From the concept guide:
Physical rowids provide the fastest possible access to a row of a given table. They contain the physical address of a row (down to the specific block) and allow you to retrieve the row in a single block access. Oracle guarantees that as long as the row exists, its rowid does not change.
The main drawback of a ROWID is that while it is normally stable, it can change under some circumstances:
- The table is rebuilt (
ALTER TABLE MOVE...)
- Export / Import obviously
- Partition table with row movement enable
A primary key identifies a row logically, you will always find the correct row, even after a delete+insert. A ROWID identifies the row physically and is not as persistent as a primary key.

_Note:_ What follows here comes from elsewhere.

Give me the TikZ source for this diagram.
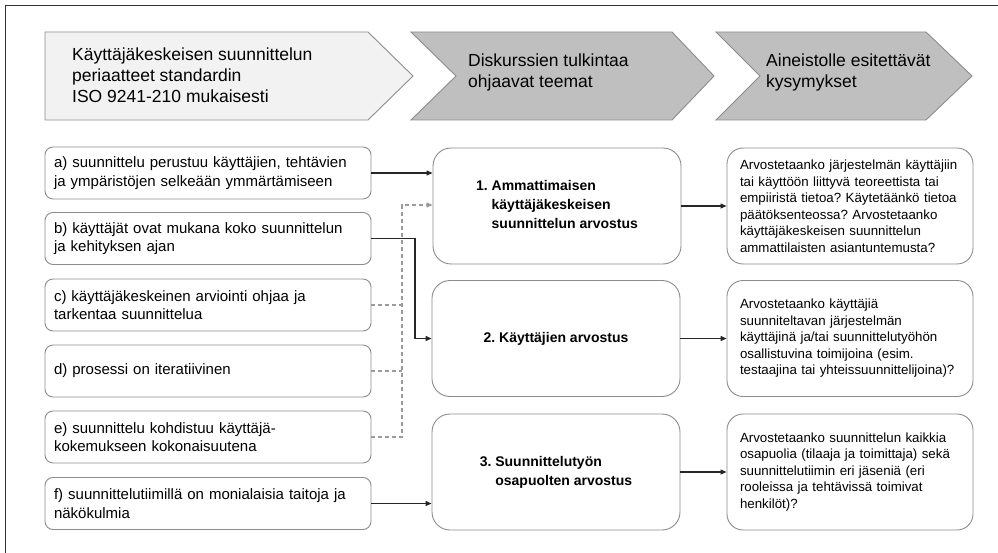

You can safely use ROWID in a single SQL statement since Oracle will guarantee the result is coherent, for example to remove duplicates in a table. To be on the safe side, I would suggest you only use the ROWID accross statements when you have a lock on the row (SELECT ... FOR UPDATE).
From a performance point of view, the Primary key access is a bit more expensive but you will normally notice this only if you do a lot of single row access. If performance is critical though, you usually can get greater benefit in that case from using set processing than single row processing with rowid. In particular, if there are a lot of roundtrips between the DB and the application, the cost of the row access will probably be negligible compared to the roundtrips cost.